Aim: Reproduce all of the data below without alteration; exclude every picture.

=====

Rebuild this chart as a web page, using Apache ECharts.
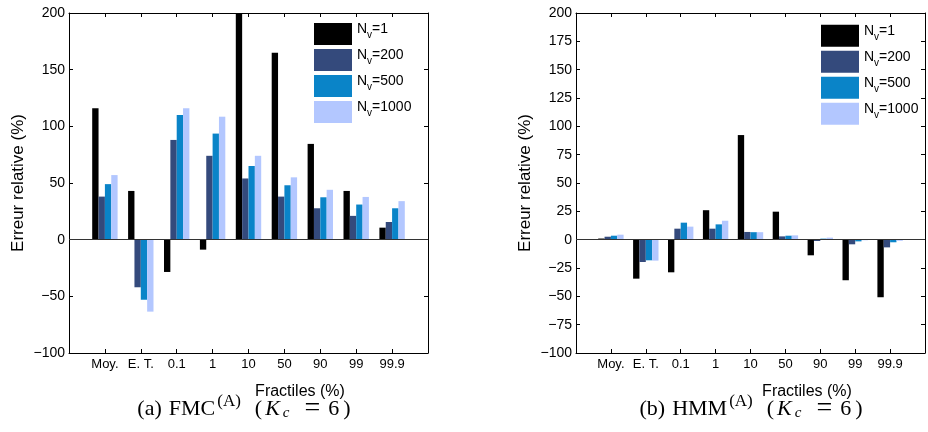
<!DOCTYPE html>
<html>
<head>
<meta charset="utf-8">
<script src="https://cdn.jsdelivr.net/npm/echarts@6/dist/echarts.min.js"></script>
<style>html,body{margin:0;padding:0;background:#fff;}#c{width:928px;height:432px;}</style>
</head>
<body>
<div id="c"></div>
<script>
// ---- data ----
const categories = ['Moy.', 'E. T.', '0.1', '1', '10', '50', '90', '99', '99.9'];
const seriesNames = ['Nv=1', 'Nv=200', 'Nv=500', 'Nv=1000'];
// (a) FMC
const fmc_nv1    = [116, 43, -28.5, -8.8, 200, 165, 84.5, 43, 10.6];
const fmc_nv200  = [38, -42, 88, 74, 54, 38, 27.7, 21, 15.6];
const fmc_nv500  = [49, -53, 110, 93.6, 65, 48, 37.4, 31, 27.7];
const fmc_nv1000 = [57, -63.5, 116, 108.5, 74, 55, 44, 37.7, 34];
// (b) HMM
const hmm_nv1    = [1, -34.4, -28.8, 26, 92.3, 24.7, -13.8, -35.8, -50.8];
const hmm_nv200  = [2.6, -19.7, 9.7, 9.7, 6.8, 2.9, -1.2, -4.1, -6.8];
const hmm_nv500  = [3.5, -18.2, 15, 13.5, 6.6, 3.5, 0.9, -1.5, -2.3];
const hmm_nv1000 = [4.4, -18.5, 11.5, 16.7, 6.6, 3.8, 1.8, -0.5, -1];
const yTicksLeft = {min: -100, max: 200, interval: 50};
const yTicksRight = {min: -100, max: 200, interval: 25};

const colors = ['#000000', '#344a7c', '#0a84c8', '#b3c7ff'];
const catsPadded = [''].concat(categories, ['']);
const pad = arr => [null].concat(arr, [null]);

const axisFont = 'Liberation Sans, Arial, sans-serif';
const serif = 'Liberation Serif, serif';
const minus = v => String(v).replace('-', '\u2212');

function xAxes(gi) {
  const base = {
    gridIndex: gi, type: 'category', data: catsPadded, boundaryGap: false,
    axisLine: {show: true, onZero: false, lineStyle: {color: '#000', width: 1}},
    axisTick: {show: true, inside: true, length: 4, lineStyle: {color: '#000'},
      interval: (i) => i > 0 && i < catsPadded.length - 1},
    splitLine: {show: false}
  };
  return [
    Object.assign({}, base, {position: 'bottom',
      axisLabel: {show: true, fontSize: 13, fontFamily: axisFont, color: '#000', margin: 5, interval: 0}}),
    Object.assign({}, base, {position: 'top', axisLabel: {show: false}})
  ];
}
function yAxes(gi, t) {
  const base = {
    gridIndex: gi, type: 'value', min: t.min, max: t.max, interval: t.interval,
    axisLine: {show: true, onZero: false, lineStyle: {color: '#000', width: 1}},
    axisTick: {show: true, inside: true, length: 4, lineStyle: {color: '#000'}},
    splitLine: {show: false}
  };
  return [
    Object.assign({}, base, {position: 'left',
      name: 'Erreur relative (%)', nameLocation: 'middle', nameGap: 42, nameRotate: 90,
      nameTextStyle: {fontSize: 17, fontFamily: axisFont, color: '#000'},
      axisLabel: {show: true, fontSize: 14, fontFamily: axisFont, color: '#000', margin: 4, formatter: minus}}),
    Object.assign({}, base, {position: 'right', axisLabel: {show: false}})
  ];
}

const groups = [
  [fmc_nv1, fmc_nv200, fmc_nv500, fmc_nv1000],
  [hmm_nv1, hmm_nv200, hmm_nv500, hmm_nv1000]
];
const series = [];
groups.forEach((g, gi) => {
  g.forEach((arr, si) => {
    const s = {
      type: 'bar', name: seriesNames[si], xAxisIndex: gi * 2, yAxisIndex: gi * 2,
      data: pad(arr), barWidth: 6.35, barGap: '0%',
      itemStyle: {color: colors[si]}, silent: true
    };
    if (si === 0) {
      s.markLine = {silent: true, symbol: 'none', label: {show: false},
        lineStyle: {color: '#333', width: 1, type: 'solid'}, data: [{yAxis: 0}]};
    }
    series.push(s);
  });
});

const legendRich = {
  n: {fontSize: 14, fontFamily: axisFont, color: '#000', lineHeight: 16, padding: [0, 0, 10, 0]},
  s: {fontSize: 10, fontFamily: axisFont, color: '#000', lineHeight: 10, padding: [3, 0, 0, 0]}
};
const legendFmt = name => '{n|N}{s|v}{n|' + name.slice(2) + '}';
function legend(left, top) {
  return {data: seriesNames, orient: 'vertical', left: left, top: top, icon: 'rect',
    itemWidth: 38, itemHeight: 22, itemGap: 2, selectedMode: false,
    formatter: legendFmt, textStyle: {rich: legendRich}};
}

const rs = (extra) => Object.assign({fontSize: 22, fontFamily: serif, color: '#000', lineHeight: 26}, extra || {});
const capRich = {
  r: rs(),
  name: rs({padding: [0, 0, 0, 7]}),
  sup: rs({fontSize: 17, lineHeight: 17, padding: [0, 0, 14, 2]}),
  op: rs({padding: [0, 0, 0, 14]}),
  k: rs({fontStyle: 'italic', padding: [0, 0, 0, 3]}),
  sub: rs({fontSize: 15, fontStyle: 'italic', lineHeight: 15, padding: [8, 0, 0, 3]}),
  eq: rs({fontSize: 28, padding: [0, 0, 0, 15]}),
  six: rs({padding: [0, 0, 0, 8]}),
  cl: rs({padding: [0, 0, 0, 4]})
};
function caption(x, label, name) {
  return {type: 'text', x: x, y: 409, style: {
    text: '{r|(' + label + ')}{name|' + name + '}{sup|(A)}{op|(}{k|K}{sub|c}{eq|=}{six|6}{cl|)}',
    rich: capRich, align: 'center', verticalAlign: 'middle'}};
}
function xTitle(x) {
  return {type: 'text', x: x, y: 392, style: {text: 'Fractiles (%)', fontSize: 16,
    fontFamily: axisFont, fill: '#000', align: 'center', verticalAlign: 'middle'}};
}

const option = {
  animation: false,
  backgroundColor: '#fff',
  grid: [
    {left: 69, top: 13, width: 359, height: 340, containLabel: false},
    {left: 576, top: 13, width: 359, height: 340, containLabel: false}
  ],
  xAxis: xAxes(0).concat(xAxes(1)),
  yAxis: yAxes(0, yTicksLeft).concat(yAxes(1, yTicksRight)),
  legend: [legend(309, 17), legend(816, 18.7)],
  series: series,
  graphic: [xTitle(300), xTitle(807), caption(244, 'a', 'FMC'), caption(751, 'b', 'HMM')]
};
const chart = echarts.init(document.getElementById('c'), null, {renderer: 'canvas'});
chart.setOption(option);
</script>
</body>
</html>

=====

Result of the task:
Rebuild this chart as a web page, using Apache ECharts.
<!DOCTYPE html>
<html>
<head>
<meta charset="utf-8">
<script src="https://cdn.jsdelivr.net/npm/echarts@6/dist/echarts.min.js"></script>
<style>html,body{margin:0;padding:0;background:#fff;}#c{width:928px;height:432px;}</style>
</head>
<body>
<div id="c"></div>
<script>
// ---- data ----
const categories = ['Moy.', 'E. T.', '0.1', '1', '10', '50', '90', '99', '99.9'];
const seriesNames = ['Nv=1', 'Nv=200', 'Nv=500', 'Nv=1000'];
// (a) FMC
const fmc_nv1    = [116, 43, -28.5, -8.8, 200, 165, 84.5, 43, 10.6];
const fmc_nv200  = [38, -42, 88, 74, 54, 38, 27.7, 21, 15.6];
const fmc_nv500  = [49, -53, 110, 93.6, 65, 48, 37.4, 31, 27.7];
const fmc_nv1000 = [57, -63.5, 116, 108.5, 74, 55, 44, 37.7, 34];
// (b) HMM
const hmm_nv1    = [1, -34.4, -28.8, 26, 92.3, 24.7, -13.8, -35.8, -50.8];
const hmm_nv200  = [2.6, -19.7, 9.7, 9.7, 6.8, 2.9, -1.2, -4.1, -6.8];
const hmm_nv500  = [3.5, -18.2, 15, 13.5, 6.6, 3.5, 0.9, -1.5, -2.3];
const hmm_nv1000 = [4.4, -18.5, 11.5, 16.7, 6.6, 3.8, 1.8, -0.5, -1];
const yTicksLeft = {min: -100, max: 200, interval: 50};
const yTicksRight = {min: -100, max: 200, interval: 25};

const colors = ['#000000', '#344a7c', '#0a84c8', '#b3c7ff'];
const catsPadded = [''].concat(categories, ['']);
const pad = arr => [null].concat(arr, [null]);

const axisFont = 'Liberation Sans, Arial, sans-serif';
const serif = 'Liberation Serif, serif';
const minus = v => String(v).replace('-', '\u2212');

function xAxes(gi) {
  const base = {
    gridIndex: gi, type: 'category', data: catsPadded, boundaryGap: false,
    axisLine: {show: true, onZero: false, lineStyle: {color: '#000', width: 1}},
    axisTick: {show: true, inside: true, length: 4, lineStyle: {color: '#000'},
      interval: (i) => i > 0 && i < catsPadded.length - 1},
    splitLine: {show: false}
  };
  return [
    Object.assign({}, base, {position: 'bottom',
      axisLabel: {show: true, fontSize: 13, fontFamily: axisFont, color: '#000', margin: 5, interval: 0}}),
    Object.assign({}, base, {position: 'top', axisLabel: {show: false}})
  ];
}
function yAxes(gi, t) {
  const base = {
    gridIndex: gi, type: 'value', min: t.min, max: t.max, interval: t.interval,
    axisLine: {show: true, onZero: false, lineStyle: {color: '#000', width: 1}},
    axisTick: {show: true, inside: true, length: 4, lineStyle: {color: '#000'}},
    splitLine: {show: false}
  };
  return [
    Object.assign({}, base, {position: 'left',
      name: 'Erreur relative (%)', nameLocation: 'middle', nameGap: 42, nameRotate: 90,
      nameTextStyle: {fontSize: 17, fontFamily: axisFont, color: '#000'},
      axisLabel: {show: true, fontSize: 14, fontFamily: axisFont, color: '#000', margin: 4, formatter: minus}}),
    Object.assign({}, base, {position: 'right', axisLabel: {show: false}})
  ];
}

const groups = [
  [fmc_nv1, fmc_nv200, fmc_nv500, fmc_nv1000],
  [hmm_nv1, hmm_nv200, hmm_nv500, hmm_nv1000]
];
const series = [];
groups.forEach((g, gi) => {
  g.forEach((arr, si) => {
    const s = {
      type: 'bar', name: seriesNames[si], xAxisIndex: gi * 2, yAxisIndex: gi * 2,
      data: pad(arr), barWidth: 6.35, barGap: '0%',
      itemStyle: {color: colors[si]}, silent: true
    };
    if (si === 0) {
      s.markLine = {silent: true, symbol: 'none', label: {show: false},
        lineStyle: {color: '#333', width: 1, type: 'solid'}, data: [{yAxis: 0}]};
    }
    series.push(s);
  });
});

const legendRich = {
  n: {fontSize: 14, fontFamily: axisFont, color: '#000', lineHeight: 16, padding: [0, 0, 10, 0]},
  s: {fontSize: 10, fontFamily: axisFont, color: '#000', lineHeight: 10, padding: [3, 0, 0, 0]}
};
const legendFmt = name => '{n|N}{s|v}{n|' + name.slice(2) + '}';
function legend(left, top) {
  return {data: seriesNames, orient: 'vertical', left: left, top: top, icon: 'rect',
    itemWidth: 38, itemHeight: 22, itemGap: 2, selectedMode: false,
    formatter: legendFmt, textStyle: {rich: legendRich}};
}

const rs = (extra) => Object.assign({fontSize: 22, fontFamily: serif, color: '#000', lineHeight: 26}, extra || {});
const capRich = {
  r: rs(),
  name: rs({padding: [0, 0, 0, 7]}),
  sup: rs({fontSize: 17, lineHeight: 17, padding: [0, 0, 14, 2]}),
  op: rs({padding: [0, 0, 0, 14]}),
  k: rs({fontStyle: 'italic', padding: [0, 0, 0, 3]}),
  sub: rs({fontSize: 15, fontStyle: 'italic', lineHeight: 15, padding: [8, 0, 0, 3]}),
  eq: rs({fontSize: 28, padding: [0, 0, 0, 15]}),
  six: rs({padding: [0, 0, 0, 8]}),
  cl: rs({padding: [0, 0, 0, 4]})
};
function caption(x, label, name) {
  return {type: 'text', x: x, y: 409, style: {
    text: '{r|(' + label + ')}{name|' + name + '}{sup|(A)}{op|(}{k|K}{sub|c}{eq|=}{six|6}{cl|)}',
    rich: capRich, align: 'center', verticalAlign: 'middle'}};
}
function xTitle(x) {
  return {type: 'text', x: x, y: 392, style: {text: 'Fractiles (%)', fontSize: 16,
    fontFamily: axisFont, fill: '#000', align: 'center', verticalAlign: 'middle'}};
}

const option = {
  animation: false,
  backgroundColor: '#fff',
  grid: [
    {left: 69, top: 13, width: 359, height: 340, containLabel: false},
    {left: 576, top: 13, width: 359, height: 340, containLabel: false}
  ],
  xAxis: xAxes(0).concat(xAxes(1)),
  yAxis: yAxes(0, yTicksLeft).concat(yAxes(1, yTicksRight)),
  legend: [legend(309, 17), legend(816, 18.7)],
  series: series,
  graphic: [xTitle(300), xTitle(807), caption(244, 'a', 'FMC'), caption(751, 'b', 'HMM')]
};
const chart = echarts.init(document.getElementById('c'), null, {renderer: 'canvas'});
chart.setOption(option);
</script>
</body>
</html>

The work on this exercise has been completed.